The download to Youtube didn’t work. I am trying again.
trouble with youtube…..
I hope this one works.
Your dog is so pretty! Beautiful coat! Compared to my dog he looks SUPER focused! 🙂 Very nice work 🙂
Catalina,
thanks, that gave me good laugh that my dog looks focused!! 🙂
Did you miss the end where he walks away?! 🙂
I think Tibby is a cute little muppet!! At least he wanted to play with you!
He knows the cikcap indoors very well, outside he pretends he forgot 🙂
Yeap, I think it was the right thing to do. His multi wraps are nice, he is bending nicely. You can try some sends too -- and if he leaves, just leave again.

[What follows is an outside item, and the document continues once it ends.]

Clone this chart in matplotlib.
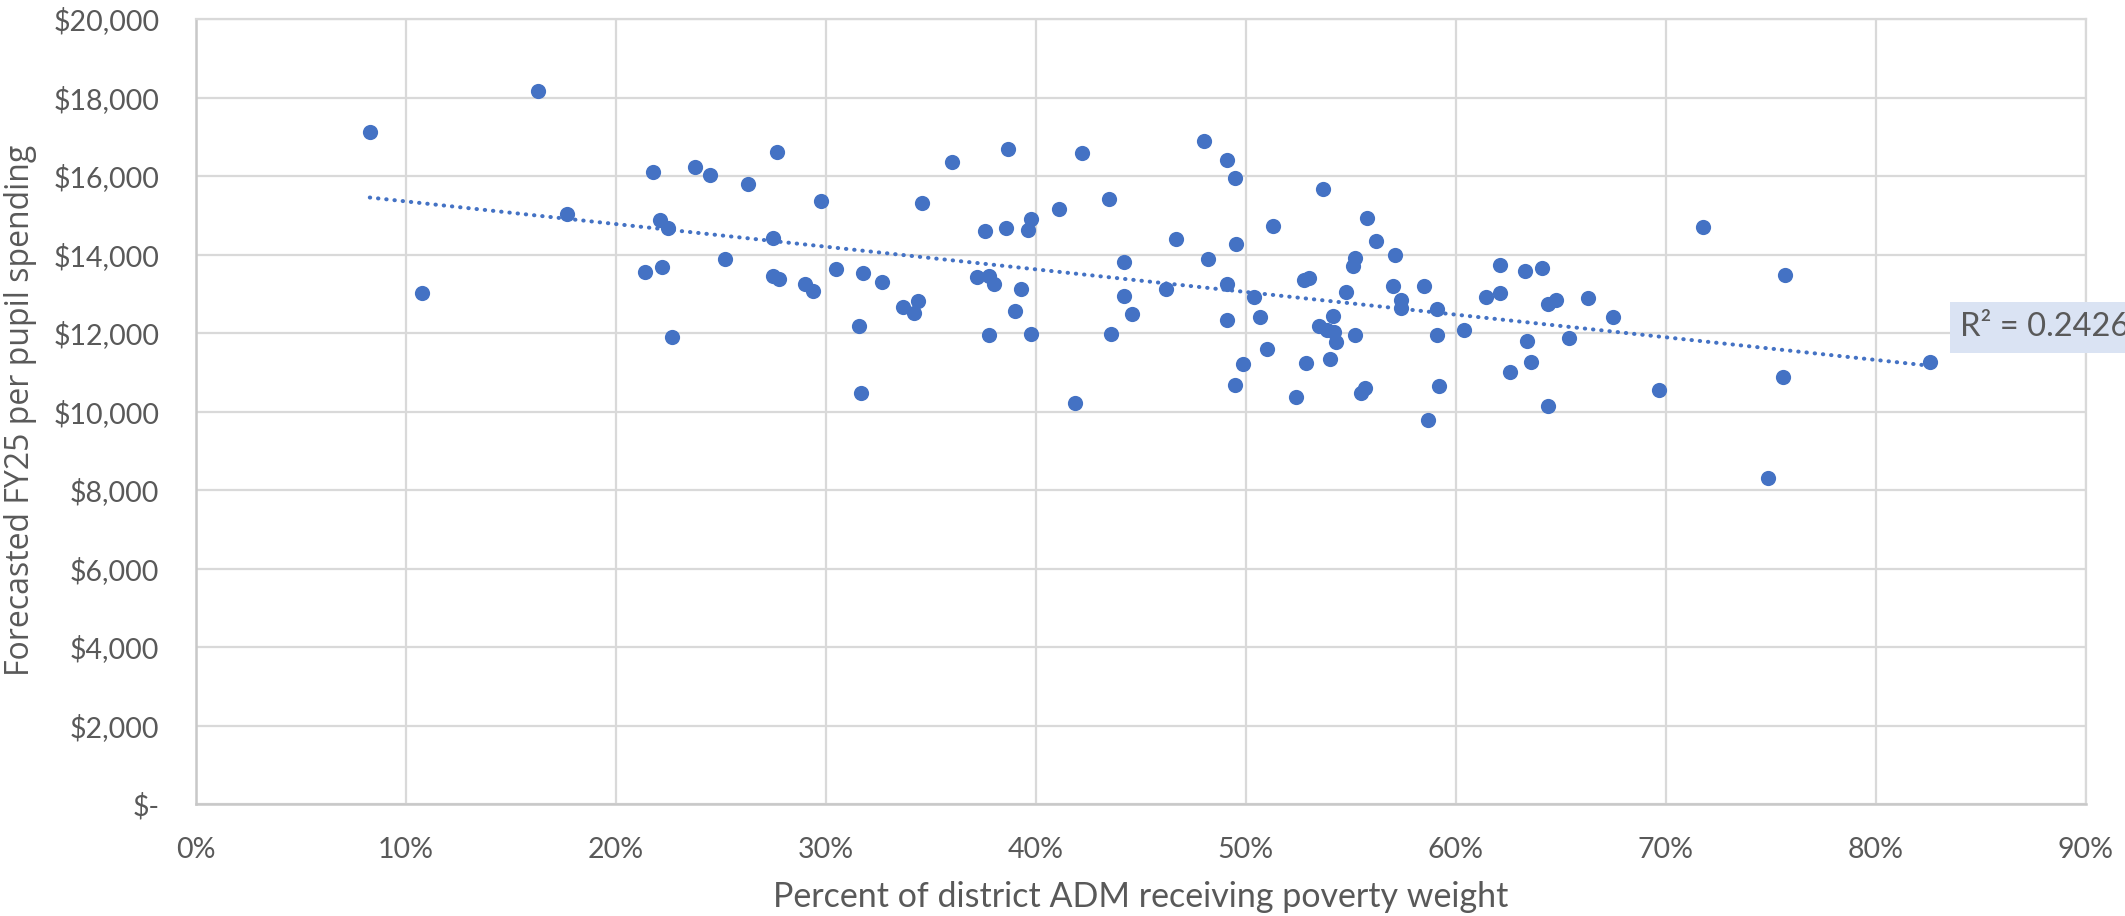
import matplotlib
matplotlib.use("Agg")
import matplotlib.pyplot as plt
import numpy as np
from matplotlib.ticker import FuncFormatter, MultipleLocator

# Percent of district ADM receiving poverty weight (%)
poverty_pct = [
    8.3, 16.3, 10.8, 17.7, 21.8, 23.8, 22.1, 22.5, 21.4, 22.2, 22.7,
    24.5, 26.3, 27.7, 29.8, 27.5, 25.2, 27.5, 27.8, 29.0, 29.4,
    30.5, 31.8, 32.7, 31.6, 31.7, 33.7, 34.2, 34.4, 34.6, 36.0,
    37.6, 37.2, 37.8, 38.0, 37.8, 38.6, 38.7, 39.3, 39.0, 39.65, 39.8, 39.8,
    41.1, 42.2, 41.9, 43.5, 44.2, 44.2, 44.6, 43.6, 46.7, 46.2,
    48.0, 49.1, 49.5, 48.2, 49.55, 49.1, 50.4, 49.1, 50.7, 51.0, 49.9, 49.5,
    51.3, 53.7, 52.4, 52.9, 54.0, 52.8, 53.0, 53.5, 53.9, 54.15, 54.2, 54.3, 54.8,
    55.8, 56.2, 57.1, 55.2, 55.1, 57.0, 57.4, 57.4, 58.5, 59.1, 55.2, 59.1, 60.4,
    55.7, 55.5, 59.2, 58.7,
    62.1, 63.3, 64.1, 61.45, 62.1, 64.4, 64.8, 66.3, 67.5, 63.4, 65.4, 62.6, 63.6, 64.4,
    69.7, 71.8, 75.7, 75.6, 82.6, 74.9,
]

# Forecasted FY25 per pupil spending ($)
spending = [
    17120, 18170, 13020, 15040, 16100, 16220, 14870, 14665, 13550, 13670, 11900,
    16015, 15790, 16600, 15370, 14430, 13880, 13440, 13365, 13245, 13060,
    13630, 13525, 13300, 12190, 10460, 12675, 12505, 12820, 15310, 16365,
    14600, 13435, 13450, 13245, 11945, 14680, 16680, 13120, 12555, 14615, 14910, 11970,
    15150, 16595, 10220, 15410, 13815, 12940, 12475, 11970, 14385, 13125,
    16880, 16405, 15950, 13890, 14275, 13245, 12915, 12335, 12410, 11580, 11200, 10680,
    14715, 15660, 10375, 11240, 11325, 13350, 13405, 12185, 12075, 12430, 12030, 11760, 13035,
    14920, 14350, 13975, 13915, 13705, 13205, 12840, 12625, 13205, 12600, 11955, 11955, 12075,
    10590, 10460, 10645, 9790,
    13745, 13585, 13655, 12925, 13015, 12735, 12845, 12890, 12405, 11800, 11885, 11005, 11265, 10130,
    10560, 14700, 13465, 10890, 11250, 8315,
]

r2_label = "R² = 0.2426"
x_label = "Percent of district ADM receiving poverty weight"
y_label = "Forecasted FY25 per pupil spending"

W, H = 2125, 916
fig = plt.figure(figsize=(W / 100, H / 100), dpi=100)
ax = fig.add_axes([195.5 / W, 1 - 804 / H, (2085.5 - 195.5) / W, (804 - 19) / H])

blue = "#4472C4"
grey_txt = "#595959"
grid_c = "#D9D9D9"

x = np.array(poverty_pct) / 100.0
y = np.array(spending, dtype=float)

ax.scatter(x, y, s=120, color=blue, zorder=3, linewidths=0)

# linear trendline
slope, intercept = np.polyfit(x, y, 1)
xt = np.array([x.min(), x.max()])
ax.plot(xt, slope * xt + intercept, color=blue, lw=2.9,
        linestyle=(0, (0.1, 1.95)), dash_capstyle="round", zorder=2)

ax.set_xlim(0, 0.9)
ax.set_ylim(0, 20000)
ax.xaxis.set_major_locator(MultipleLocator(0.1))
ax.yaxis.set_major_locator(MultipleLocator(2000))
ax.xaxis.set_major_formatter(FuncFormatter(lambda v, p: f"{v*100:.0f}%"))
ax.yaxis.set_major_formatter(FuncFormatter(lambda v, p: "$-" if abs(v) < 1e-9 else f"${v:,.0f}"))

ax.grid(True, color=grid_c, lw=1.6, zorder=0)
ax.set_axisbelow(True)
for side in ["top", "right"]:
    ax.spines[side].set_color(grid_c)
    ax.spines[side].set_linewidth(1.6)
for side in ["left", "bottom"]:
    ax.spines[side].set_color("#C8C8C8")
    ax.spines[side].set_linewidth(1.8)

ax.tick_params(axis="both", length=0, colors=grey_txt, labelsize=20.5)
ax.tick_params(axis="x", pad=24)
ax.tick_params(axis="y", pad=26)
for lab in ax.get_xticklabels() + ax.get_yticklabels():
    lab.set_family(["Lato", "DejaVu Sans"])

fig.text(1141 / W, 1 - 897 / H, x_label, ha="center", va="center",
         fontsize=24.5, color=grey_txt, family=["Lato", "DejaVu Sans"])
fig.text(21 / W, 1 - 410 / H, y_label, ha="center", va="center", rotation=90,
         fontsize=23, color=grey_txt, family=["Open Sans", "DejaVu Sans"])

fig.text(1960 / W, 1 - 327.5 / H, r2_label, ha="left", va="center",
         fontsize=23.5, color=grey_txt, family=["Lato", "DejaVu Sans"],
         bbox=dict(boxstyle="square,pad=0.32", fc="#DAE3F3", ec="none"))

fig.savefig("out.png", dpi=100)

here is our first homework
With weaves, make it easier, you have got too many mistakes (and you clicked two of them…). Maybe a bowl at the end to focus her forward no matter where you are at first? The two jumps, spread them further apart and angle them for 90 degrees differently -- see the videos of others. That way, she will need to jump more at one side of a bar, not in the middle and you want to spread them more so that you can do more running in between. The same with the tunnel, put it in the far corner of the garden, so that you can do more running after. Don’t wait for her showing her your front, that slows them down. Run away normally (not backwards), have her chase you (not the toy) and as she catches up, either send her forward or do a turn for 180 degrees, either front cross or a shoulder pull. It’s only at that moment that you let the toy to the ground and let her chase a toy for a reward, but again not while facing her, but holding a toy at one hand and running away with it for her to chase. It’s important she is always rewarded when moving, not when slowing down. But it’s sure nice to see her play!
Here’s our first video of cik & cap. Bree melts in the heat so I kept the session short. Hitting the stanchion with her tail, and sometimes her body when she wraps tighter, is a problem for us.

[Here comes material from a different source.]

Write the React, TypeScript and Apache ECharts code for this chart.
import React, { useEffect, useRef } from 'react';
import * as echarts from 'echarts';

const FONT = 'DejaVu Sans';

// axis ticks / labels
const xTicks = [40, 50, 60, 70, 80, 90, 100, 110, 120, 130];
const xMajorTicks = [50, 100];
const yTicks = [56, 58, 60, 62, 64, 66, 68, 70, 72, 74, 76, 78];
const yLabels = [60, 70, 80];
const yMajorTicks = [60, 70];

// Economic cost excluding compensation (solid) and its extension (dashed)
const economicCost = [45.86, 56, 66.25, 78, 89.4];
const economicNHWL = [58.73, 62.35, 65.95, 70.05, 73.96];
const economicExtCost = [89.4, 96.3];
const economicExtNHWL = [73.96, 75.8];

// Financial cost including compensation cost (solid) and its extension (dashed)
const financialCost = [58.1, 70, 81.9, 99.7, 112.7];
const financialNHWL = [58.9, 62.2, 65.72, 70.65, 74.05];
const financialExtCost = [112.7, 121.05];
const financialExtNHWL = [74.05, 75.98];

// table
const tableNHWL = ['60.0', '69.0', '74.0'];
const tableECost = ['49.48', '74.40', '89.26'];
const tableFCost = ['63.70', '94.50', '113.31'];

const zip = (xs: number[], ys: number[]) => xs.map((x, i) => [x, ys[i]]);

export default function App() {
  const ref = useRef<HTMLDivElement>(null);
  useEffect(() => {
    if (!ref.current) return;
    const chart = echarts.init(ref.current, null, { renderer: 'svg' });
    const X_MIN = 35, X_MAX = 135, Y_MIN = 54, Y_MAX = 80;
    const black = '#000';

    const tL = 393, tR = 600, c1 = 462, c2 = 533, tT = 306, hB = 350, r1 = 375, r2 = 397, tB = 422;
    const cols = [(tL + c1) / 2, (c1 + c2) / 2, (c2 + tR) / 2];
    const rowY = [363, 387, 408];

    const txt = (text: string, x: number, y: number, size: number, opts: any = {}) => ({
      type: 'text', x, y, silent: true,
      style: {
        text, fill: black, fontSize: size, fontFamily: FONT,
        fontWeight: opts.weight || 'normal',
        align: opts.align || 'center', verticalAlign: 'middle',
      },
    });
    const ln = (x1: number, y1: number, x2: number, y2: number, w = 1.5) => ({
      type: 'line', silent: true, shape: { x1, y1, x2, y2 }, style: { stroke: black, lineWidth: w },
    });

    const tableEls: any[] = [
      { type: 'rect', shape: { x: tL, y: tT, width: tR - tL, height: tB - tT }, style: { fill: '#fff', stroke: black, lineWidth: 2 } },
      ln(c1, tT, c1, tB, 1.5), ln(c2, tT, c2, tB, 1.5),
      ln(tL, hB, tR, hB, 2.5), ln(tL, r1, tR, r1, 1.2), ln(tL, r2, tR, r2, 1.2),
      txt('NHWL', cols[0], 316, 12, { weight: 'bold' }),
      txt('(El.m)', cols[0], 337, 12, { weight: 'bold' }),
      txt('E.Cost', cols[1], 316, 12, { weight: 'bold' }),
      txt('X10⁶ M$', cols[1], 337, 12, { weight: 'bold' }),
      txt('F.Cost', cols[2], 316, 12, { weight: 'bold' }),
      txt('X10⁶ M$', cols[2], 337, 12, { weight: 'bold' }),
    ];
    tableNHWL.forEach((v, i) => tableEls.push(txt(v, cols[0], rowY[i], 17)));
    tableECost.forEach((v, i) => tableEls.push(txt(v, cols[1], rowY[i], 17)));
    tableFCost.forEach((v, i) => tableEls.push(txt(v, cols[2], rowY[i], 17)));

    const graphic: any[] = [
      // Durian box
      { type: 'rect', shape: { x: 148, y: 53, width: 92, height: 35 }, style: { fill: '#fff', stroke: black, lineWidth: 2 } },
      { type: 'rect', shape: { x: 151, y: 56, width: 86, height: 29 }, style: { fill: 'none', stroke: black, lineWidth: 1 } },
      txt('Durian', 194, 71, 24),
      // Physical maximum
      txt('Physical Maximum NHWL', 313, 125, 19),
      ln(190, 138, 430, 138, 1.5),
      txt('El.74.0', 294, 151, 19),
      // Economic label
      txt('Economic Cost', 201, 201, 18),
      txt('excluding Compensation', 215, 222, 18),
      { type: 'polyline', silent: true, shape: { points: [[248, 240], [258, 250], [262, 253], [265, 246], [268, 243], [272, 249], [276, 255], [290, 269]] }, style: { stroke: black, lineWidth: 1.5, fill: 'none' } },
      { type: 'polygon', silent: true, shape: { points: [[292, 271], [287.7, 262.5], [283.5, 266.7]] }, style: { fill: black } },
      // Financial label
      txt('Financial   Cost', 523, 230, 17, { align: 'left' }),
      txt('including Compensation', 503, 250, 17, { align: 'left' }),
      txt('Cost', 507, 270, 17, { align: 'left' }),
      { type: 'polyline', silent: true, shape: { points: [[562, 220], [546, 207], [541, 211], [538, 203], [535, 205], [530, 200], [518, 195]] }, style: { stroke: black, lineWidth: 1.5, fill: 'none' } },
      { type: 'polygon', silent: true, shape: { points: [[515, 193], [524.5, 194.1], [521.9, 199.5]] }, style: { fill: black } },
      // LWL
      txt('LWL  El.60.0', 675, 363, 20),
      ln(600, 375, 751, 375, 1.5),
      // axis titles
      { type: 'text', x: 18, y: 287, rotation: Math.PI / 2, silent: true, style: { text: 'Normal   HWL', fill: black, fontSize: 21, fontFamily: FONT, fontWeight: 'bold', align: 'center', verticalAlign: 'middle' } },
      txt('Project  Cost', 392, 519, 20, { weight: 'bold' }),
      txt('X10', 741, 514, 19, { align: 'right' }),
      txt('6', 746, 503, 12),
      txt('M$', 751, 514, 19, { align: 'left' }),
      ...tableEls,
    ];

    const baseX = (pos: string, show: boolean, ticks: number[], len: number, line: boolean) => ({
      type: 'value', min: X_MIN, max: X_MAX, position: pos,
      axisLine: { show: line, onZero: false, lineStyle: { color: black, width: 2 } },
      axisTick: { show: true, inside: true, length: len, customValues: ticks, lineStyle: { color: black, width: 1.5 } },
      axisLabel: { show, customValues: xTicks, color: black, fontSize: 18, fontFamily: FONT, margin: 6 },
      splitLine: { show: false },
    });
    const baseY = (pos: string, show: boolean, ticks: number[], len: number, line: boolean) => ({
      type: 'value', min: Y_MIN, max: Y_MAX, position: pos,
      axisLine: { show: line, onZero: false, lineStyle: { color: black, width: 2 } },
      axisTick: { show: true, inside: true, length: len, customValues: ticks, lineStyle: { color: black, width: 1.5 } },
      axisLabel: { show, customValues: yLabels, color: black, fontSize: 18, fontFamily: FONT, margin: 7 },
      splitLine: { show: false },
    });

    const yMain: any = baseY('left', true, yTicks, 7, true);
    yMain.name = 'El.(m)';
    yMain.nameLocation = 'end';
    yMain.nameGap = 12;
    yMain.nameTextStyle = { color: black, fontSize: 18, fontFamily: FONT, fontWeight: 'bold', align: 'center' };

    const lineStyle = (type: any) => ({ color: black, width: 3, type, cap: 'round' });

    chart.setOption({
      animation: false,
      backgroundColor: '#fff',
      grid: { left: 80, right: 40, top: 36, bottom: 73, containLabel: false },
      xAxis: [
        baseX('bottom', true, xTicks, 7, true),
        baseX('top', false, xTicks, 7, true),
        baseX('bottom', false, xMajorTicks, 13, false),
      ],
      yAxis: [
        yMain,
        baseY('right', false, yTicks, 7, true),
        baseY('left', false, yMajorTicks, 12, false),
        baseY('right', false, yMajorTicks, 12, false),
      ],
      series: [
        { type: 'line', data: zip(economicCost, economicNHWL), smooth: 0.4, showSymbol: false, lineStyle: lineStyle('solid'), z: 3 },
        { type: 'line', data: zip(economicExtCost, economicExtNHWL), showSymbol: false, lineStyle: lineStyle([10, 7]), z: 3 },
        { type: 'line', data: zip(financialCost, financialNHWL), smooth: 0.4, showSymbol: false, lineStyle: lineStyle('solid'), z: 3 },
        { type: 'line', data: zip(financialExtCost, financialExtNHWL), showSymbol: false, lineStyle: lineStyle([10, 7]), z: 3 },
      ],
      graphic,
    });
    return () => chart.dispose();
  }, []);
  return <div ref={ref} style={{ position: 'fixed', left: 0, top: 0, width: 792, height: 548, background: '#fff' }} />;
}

I think she won’t be hitting it anymore once it gets higher… To be honest, I never paid attention to that as our jumps are always wooden or metal and don’t move that easily, so it was never a problem for us… I will pay more attention now to see if they’re touching it, but I really don’t think they are, so I would keep working like this. Your multi wraps are very nice, time to go to sends and figure 8s.